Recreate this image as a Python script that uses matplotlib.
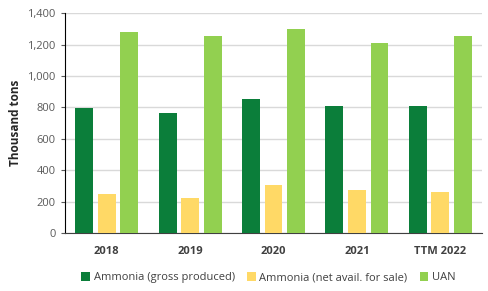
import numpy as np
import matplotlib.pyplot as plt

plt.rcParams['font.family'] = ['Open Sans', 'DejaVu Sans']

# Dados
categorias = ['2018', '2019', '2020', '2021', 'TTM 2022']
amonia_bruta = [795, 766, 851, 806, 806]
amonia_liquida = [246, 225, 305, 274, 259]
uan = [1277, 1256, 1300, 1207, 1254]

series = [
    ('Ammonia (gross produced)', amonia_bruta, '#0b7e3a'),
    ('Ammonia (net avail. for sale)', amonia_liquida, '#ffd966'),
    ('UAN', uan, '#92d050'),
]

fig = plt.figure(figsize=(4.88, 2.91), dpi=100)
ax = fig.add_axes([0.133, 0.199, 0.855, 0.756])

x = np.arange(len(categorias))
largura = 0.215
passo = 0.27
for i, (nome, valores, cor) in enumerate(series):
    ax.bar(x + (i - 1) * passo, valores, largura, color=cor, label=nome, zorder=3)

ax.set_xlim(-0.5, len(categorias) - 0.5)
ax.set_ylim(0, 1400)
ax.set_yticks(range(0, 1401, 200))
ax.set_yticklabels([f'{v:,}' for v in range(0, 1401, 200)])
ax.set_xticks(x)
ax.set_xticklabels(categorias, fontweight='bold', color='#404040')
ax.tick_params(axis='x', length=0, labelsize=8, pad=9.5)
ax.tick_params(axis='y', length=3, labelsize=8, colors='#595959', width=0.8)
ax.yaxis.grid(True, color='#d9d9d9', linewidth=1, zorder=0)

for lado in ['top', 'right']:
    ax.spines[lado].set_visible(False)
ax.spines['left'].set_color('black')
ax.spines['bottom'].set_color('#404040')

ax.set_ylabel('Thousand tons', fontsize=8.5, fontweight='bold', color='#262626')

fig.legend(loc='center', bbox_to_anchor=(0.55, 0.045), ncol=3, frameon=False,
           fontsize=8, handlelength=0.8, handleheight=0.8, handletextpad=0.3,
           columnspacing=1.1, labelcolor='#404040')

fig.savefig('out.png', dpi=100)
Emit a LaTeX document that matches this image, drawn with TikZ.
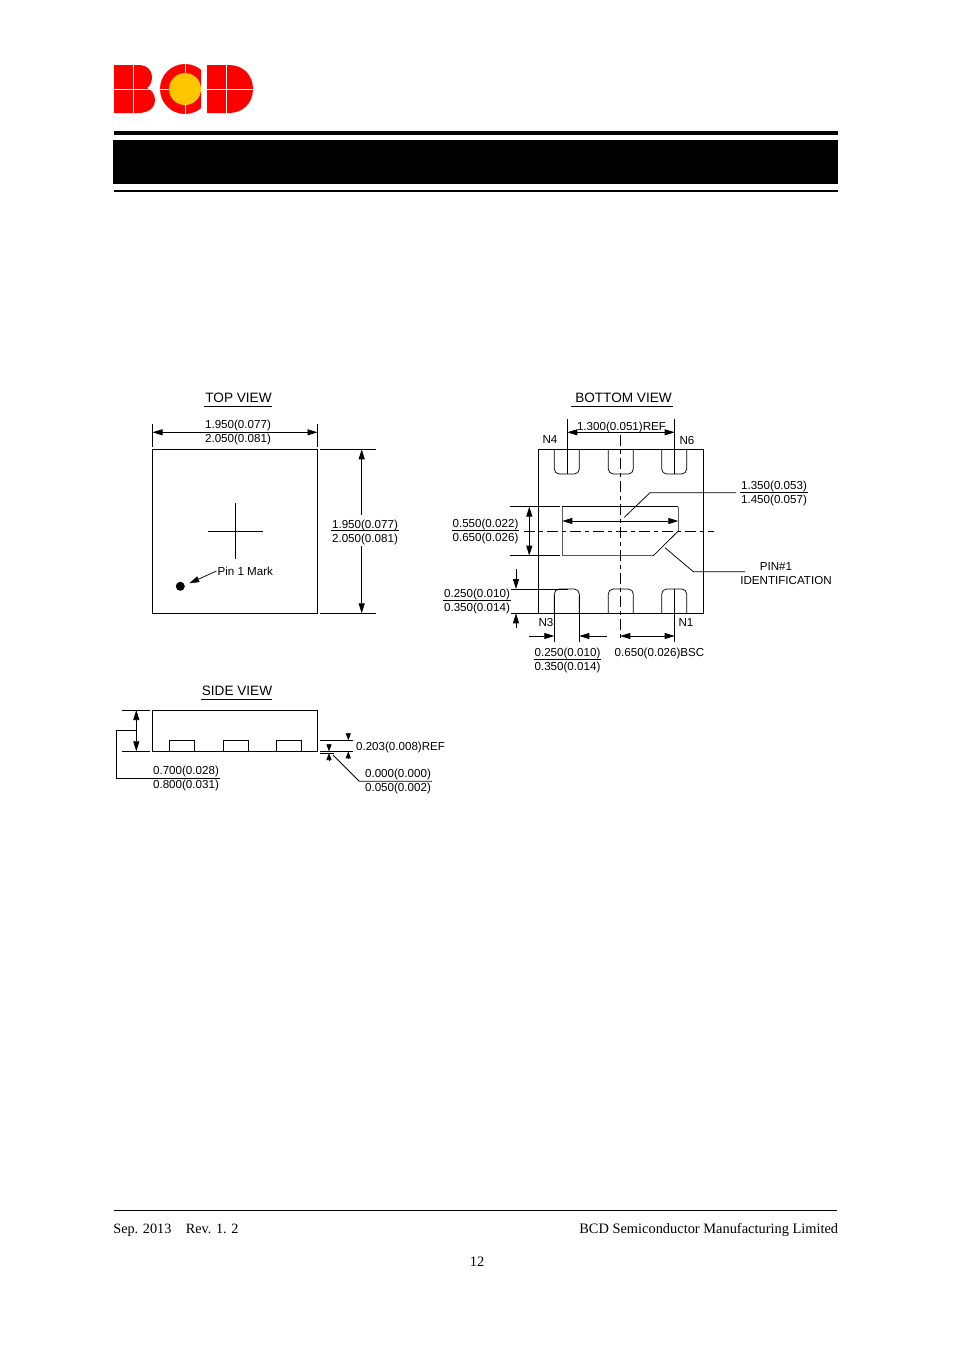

= = = = = = =

- _Exercise task_
Go through the entries above and output them exactly, without pictures.

- _Answer to the task_
Recreate this image as a Python script that uses matplotlib.
import numpy as np
import matplotlib.pyplot as plt

plt.rcParams['font.family'] = ['Open Sans', 'DejaVu Sans']

# Dados
categorias = ['2018', '2019', '2020', '2021', 'TTM 2022']
amonia_bruta = [795, 766, 851, 806, 806]
amonia_liquida = [246, 225, 305, 274, 259]
uan = [1277, 1256, 1300, 1207, 1254]

series = [
    ('Ammonia (gross produced)', amonia_bruta, '#0b7e3a'),
    ('Ammonia (net avail. for sale)', amonia_liquida, '#ffd966'),
    ('UAN', uan, '#92d050'),
]

fig = plt.figure(figsize=(4.88, 2.91), dpi=100)
ax = fig.add_axes([0.133, 0.199, 0.855, 0.756])

x = np.arange(len(categorias))
largura = 0.215
passo = 0.27
for i, (nome, valores, cor) in enumerate(series):
    ax.bar(x + (i - 1) * passo, valores, largura, color=cor, label=nome, zorder=3)

ax.set_xlim(-0.5, len(categorias) - 0.5)
ax.set_ylim(0, 1400)
ax.set_yticks(range(0, 1401, 200))
ax.set_yticklabels([f'{v:,}' for v in range(0, 1401, 200)])
ax.set_xticks(x)
ax.set_xticklabels(categorias, fontweight='bold', color='#404040')
ax.tick_params(axis='x', length=0, labelsize=8, pad=9.5)
ax.tick_params(axis='y', length=3, labelsize=8, colors='#595959', width=0.8)
ax.yaxis.grid(True, color='#d9d9d9', linewidth=1, zorder=0)

for lado in ['top', 'right']:
    ax.spines[lado].set_visible(False)
ax.spines['left'].set_color('black')
ax.spines['bottom'].set_color('#404040')

ax.set_ylabel('Thousand tons', fontsize=8.5, fontweight='bold', color='#262626')

fig.legend(loc='center', bbox_to_anchor=(0.55, 0.045), ncol=3, frameon=False,
           fontsize=8, handlelength=0.8, handleheight=0.8, handletextpad=0.3,
           columnspacing=1.1, labelcolor='#404040')

fig.savefig('out.png', dpi=100)
Emit a LaTeX document that matches this image, drawn with TikZ.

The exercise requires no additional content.